Extract everything from the first line through the line with "plt.rcParams['lines.scale_dashes'] = False", both ends included, except for any pictures.
________________
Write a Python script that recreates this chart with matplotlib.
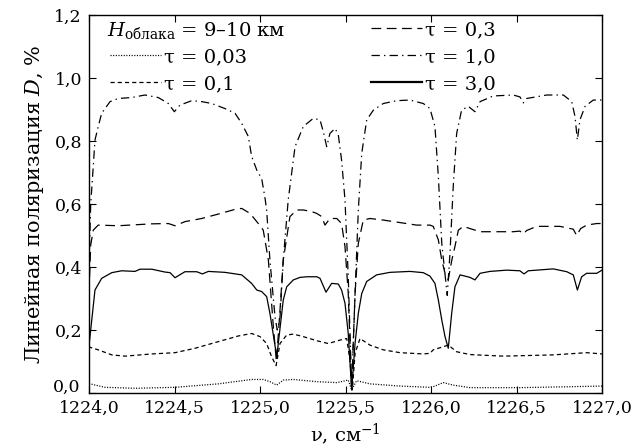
import matplotlib
matplotlib.use("Agg")
import matplotlib.pyplot as plt
from matplotlib.lines import Line2D
from matplotlib.ticker import FuncFormatter, MultipleLocator

plt.rcParams['font.family'] = ['DejaVu Serif']
plt.rcParams['mathtext.fontset'] = 'dejavuserif'
plt.rcParams['lines.scale_dashes'] = False

# tau = 3.0 (solid)
nu_30 = [1224.000, 1224.035, 1224.074, 1224.133, 1224.191, 1224.269, 1224.298, 1224.367,
         1224.444, 1224.474, 1224.503, 1224.561, 1224.630, 1224.663, 1224.698, 1224.795,
         1224.893, 1224.951, 1224.981, 1225.010, 1225.039, 1225.058, 1225.098, 1225.136,
         1225.156, 1225.195, 1225.234, 1225.273, 1225.332, 1225.351, 1225.386, 1225.419,
         1225.458, 1225.477, 1225.497, 1225.516, 1225.536, 1225.556, 1225.575, 1225.595,
         1225.624, 1225.682, 1225.760, 1225.877, 1225.955, 1225.994, 1226.023, 1226.043,
         1226.063, 1226.082, 1226.101, 1226.121, 1226.140, 1226.170, 1226.199, 1226.228,
         1226.257, 1226.287, 1226.345, 1226.443, 1226.520, 1226.544, 1226.569, 1226.715,
         1226.794, 1226.832, 1226.856, 1226.881, 1226.910, 1226.969, 1227.000]
d_30 = [0.150, 0.327, 0.364, 0.382, 0.388, 0.386, 0.393, 0.393,
        0.384, 0.382, 0.366, 0.385, 0.385, 0.378, 0.386, 0.383,
        0.375, 0.348, 0.327, 0.322, 0.306, 0.253, 0.115, 0.295,
        0.337, 0.359, 0.367, 0.369, 0.369, 0.364, 0.320, 0.348,
        0.346, 0.327, 0.285, 0.189, 0.010, 0.158, 0.253, 0.316,
        0.354, 0.375, 0.383, 0.386, 0.382, 0.371, 0.348, 0.295,
        0.232, 0.179, 0.142, 0.253, 0.337, 0.375, 0.371, 0.367,
        0.359, 0.380, 0.386, 0.390, 0.388, 0.378, 0.388, 0.394,
        0.385, 0.375, 0.327, 0.369, 0.380, 0.380, 0.390]

# tau = 1.0 (dash-dot)
nu_10 = [1224.000, 1224.010, 1224.025, 1224.035, 1224.054, 1224.074, 1224.123, 1224.171,
         1224.250, 1224.327, 1224.405, 1224.464, 1224.499, 1224.532, 1224.601, 1224.659,
         1224.718, 1224.795, 1224.854, 1224.893, 1224.932, 1224.951, 1224.981, 1225.010,
         1225.029, 1225.039, 1225.058, 1225.088, 1225.101, 1225.117, 1225.136, 1225.165,
         1225.205, 1225.253, 1225.312, 1225.351, 1225.370, 1225.390, 1225.409, 1225.439,
         1225.458, 1225.477, 1225.497, 1225.516, 1225.536, 1225.556, 1225.575, 1225.595,
         1225.624, 1225.663, 1225.721, 1225.799, 1225.877, 1225.955, 1225.994, 1226.023,
         1226.043, 1226.063, 1226.095, 1226.111, 1226.130, 1226.150, 1226.179, 1226.218,
         1226.257, 1226.287, 1226.364, 1226.481, 1226.520, 1226.540, 1226.560, 1226.677,
         1226.774, 1226.823, 1226.842, 1226.856, 1226.871, 1226.901, 1226.949, 1227.000]
d_10 = [0.400, 0.600, 0.720, 0.803, 0.846, 0.888, 0.925, 0.935,
        0.938, 0.946, 0.938, 0.919, 0.893, 0.914, 0.928, 0.925,
        0.919, 0.903, 0.888, 0.856, 0.814, 0.751, 0.708, 0.680,
        0.620, 0.580, 0.422, 0.240, 0.200, 0.240, 0.422, 0.613,
        0.782, 0.846, 0.872, 0.867, 0.830, 0.782, 0.824, 0.840,
        0.819, 0.740, 0.613, 0.370, 0.020, 0.317, 0.581, 0.761,
        0.867, 0.898, 0.919, 0.928, 0.930, 0.919, 0.903, 0.846,
        0.687, 0.475, 0.310, 0.444, 0.655, 0.824, 0.898, 0.910,
        0.893, 0.925, 0.943, 0.946, 0.940, 0.921, 0.935, 0.946,
        0.946, 0.925, 0.878, 0.803, 0.867, 0.910, 0.930, 0.930]

# tau = 0.3 (dashed)
nu_03 = [1224.000, 1224.010, 1224.025, 1224.054, 1224.171, 1224.367, 1224.464, 1224.503,
         1224.561, 1224.659, 1224.756, 1224.854, 1224.893, 1224.942, 1224.990, 1225.019,
         1225.049, 1225.078, 1225.096, 1225.117, 1225.136, 1225.175, 1225.215, 1225.253,
         1225.302, 1225.332, 1225.361, 1225.380, 1225.409, 1225.449, 1225.477, 1225.497,
         1225.516, 1225.536, 1225.556, 1225.575, 1225.604, 1225.643, 1225.721, 1225.819,
         1225.916, 1225.994, 1226.013, 1226.043, 1226.063, 1226.082, 1226.101, 1226.121,
         1226.140, 1226.160, 1226.189, 1226.228, 1226.287, 1226.384, 1226.481, 1226.520,
         1226.540, 1226.560, 1226.618, 1226.754, 1226.832, 1226.852, 1226.875, 1226.910,
         1226.969, 1227.000]
d_03 = [0.320, 0.470, 0.517, 0.533, 0.531, 0.537, 0.538, 0.531,
        0.544, 0.554, 0.568, 0.583, 0.586, 0.570, 0.538, 0.517,
        0.422, 0.210, 0.100, 0.263, 0.422, 0.560, 0.581, 0.581,
        0.576, 0.570, 0.560, 0.533, 0.554, 0.554, 0.538, 0.465,
        0.317, 0.010, 0.317, 0.475, 0.549, 0.554, 0.549, 0.541,
        0.533, 0.533, 0.529, 0.486, 0.422, 0.380, 0.360, 0.420,
        0.465, 0.517, 0.529, 0.522, 0.512, 0.512, 0.512, 0.514,
        0.505, 0.516, 0.529, 0.529, 0.520, 0.500, 0.522, 0.533,
        0.538, 0.538]

# tau = 0.1 (short dash)
nu_01 = [1224.000, 1224.006, 1224.054, 1224.133, 1224.211, 1224.367, 1224.503, 1224.620,
         1224.756, 1224.873, 1224.932, 1224.951, 1225.000, 1225.039, 1225.068, 1225.094,
         1225.117, 1225.156, 1225.195, 1225.253, 1225.332, 1225.399, 1225.468, 1225.507,
         1225.526, 1225.540, 1225.556, 1225.585, 1225.643, 1225.721, 1225.819, 1225.955,
         1225.994, 1226.013, 1226.072, 1226.101, 1226.150, 1226.228, 1226.423, 1226.715,
         1226.910, 1227.000]
d_01 = [0.150, 0.145, 0.137, 0.121, 0.117, 0.124, 0.128, 0.142,
        0.163, 0.181, 0.187, 0.189, 0.179, 0.157, 0.115, 0.087,
        0.157, 0.184, 0.187, 0.179, 0.166, 0.157, 0.168, 0.173,
        0.105, 0.010, 0.126, 0.173, 0.152, 0.137, 0.128, 0.124,
        0.126, 0.137, 0.147, 0.152, 0.131, 0.122, 0.117, 0.121,
        0.128, 0.124]

# tau = 0.03 (dotted)
nu_003 = [1224.000, 1224.006, 1224.094, 1224.269, 1224.503, 1224.756, 1224.951, 1225.019,
          1225.058, 1225.098, 1225.136, 1225.195, 1225.332, 1225.449, 1225.516, 1225.536,
          1225.565, 1225.643, 1225.819, 1225.994, 1226.013, 1226.072, 1226.130, 1226.228,
          1226.520, 1226.813, 1227.000]
d_003 = [0.030, 0.029, 0.018, 0.015, 0.018, 0.029, 0.043, 0.043,
         0.036, 0.025, 0.041, 0.043, 0.036, 0.033, 0.041, 0.010,
         0.039, 0.029, 0.022, 0.018, 0.020, 0.033, 0.025, 0.017,
         0.017, 0.020, 0.022]

styles = {
    '003': dict(linestyle=(0, (0.8, 1.1)), lw=0.9),
    '01': dict(linestyle=(0, (3.0, 2.2)), lw=0.9),
    '03': dict(linestyle=(0, (7.0, 4.0)), lw=0.9),
    '10': dict(linestyle=(0, (6.0, 3.0, 1.0, 3.0)), lw=0.9),
    '30': dict(linestyle='-', lw=0.9),
}

fig = plt.figure(figsize=(6.31, 4.47), dpi=100)
ax = fig.add_axes([89 / 631, 54 / 447, 513 / 631, 378 / 447])

ax.plot(nu_003, d_003, color='black', **styles['003'])
ax.plot(nu_01, d_01, color='black', **styles['01'])
ax.plot(nu_03, d_03, color='black', **styles['03'])
ax.plot(nu_10, d_10, color='black', **styles['10'])
ax.plot(nu_30, d_30, color='black', **styles['30'])

ax.set_xlim(1224.0, 1227.0)
ax.set_ylim(0.0, 1.2)
ax.xaxis.set_major_locator(MultipleLocator(0.5))
ax.yaxis.set_major_locator(MultipleLocator(0.2))
comma = FuncFormatter(lambda v, p: f"{v:.1f}".replace('.', ','))
# the 0,0 label is drawn separately, a little above its tick
ycomma = FuncFormatter(lambda v, p: "" if abs(v) < 1e-9 else f"{v:.1f}".replace('.', ','))
ax.xaxis.set_major_formatter(comma)
ax.yaxis.set_major_formatter(ycomma)
ax.tick_params(direction='in', length=5, width=0.8, top=True, right=True,
               labelsize=12.5)
ax.tick_params(axis='x', pad=5)
ax.tick_params(axis='y', pad=5)
for s in ax.spines.values():
    s.set_linewidth(1.0)

ax.annotate("0,0", xy=(0, 0), xycoords=('axes fraction', 'data'),
            xytext=(-6, 4), textcoords='offset points', ha='right', va='center',
            fontsize=12.5)

ax.set_xlabel("ν, см$^{-1}$", fontsize=14, labelpad=3)
ax.set_ylabel("Линейная поляризация $D$, %", fontsize=15, labelpad=6)

# legend
handles = [Line2D([], [], color='none'),
           Line2D([], [], color='black', **styles['003']),
           Line2D([], [], color='black', **styles['01']),
           Line2D([], [], color='black', **styles['03']),
           Line2D([], [], color='black', **styles['10']),
           Line2D([], [], color='black', lw=1.6)]
labels = [" ", "τ = 0,03", "τ = 0,1", "τ = 0,3", "τ = 1,0", "τ = 3,0"]
ax.legend(handles, labels, ncol=2, loc='upper left', frameon=False, fontsize=14,
          handlelength=2.6, handletextpad=0.15, columnspacing=6.4,
          labelspacing=0.46, borderpad=0, borderaxespad=0,
          bbox_to_anchor=(0.041, 0.984))
ax.text(0.035, 0.960, "$H_{\\mathregular{облака}}$ = 9–10 км", transform=ax.transAxes,
        fontsize=14, va='center', ha='left')

fig.savefig("out.png", dpi=100)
________________
> EXERCISE RESPONSE:
Write a Python script that recreates this chart with matplotlib.
import matplotlib
matplotlib.use("Agg")
import matplotlib.pyplot as plt
from matplotlib.lines import Line2D
from matplotlib.ticker import FuncFormatter, MultipleLocator

plt.rcParams['font.family'] = ['DejaVu Serif']
plt.rcParams['mathtext.fontset'] = 'dejavuserif'
plt.rcParams['lines.scale_dashes'] = False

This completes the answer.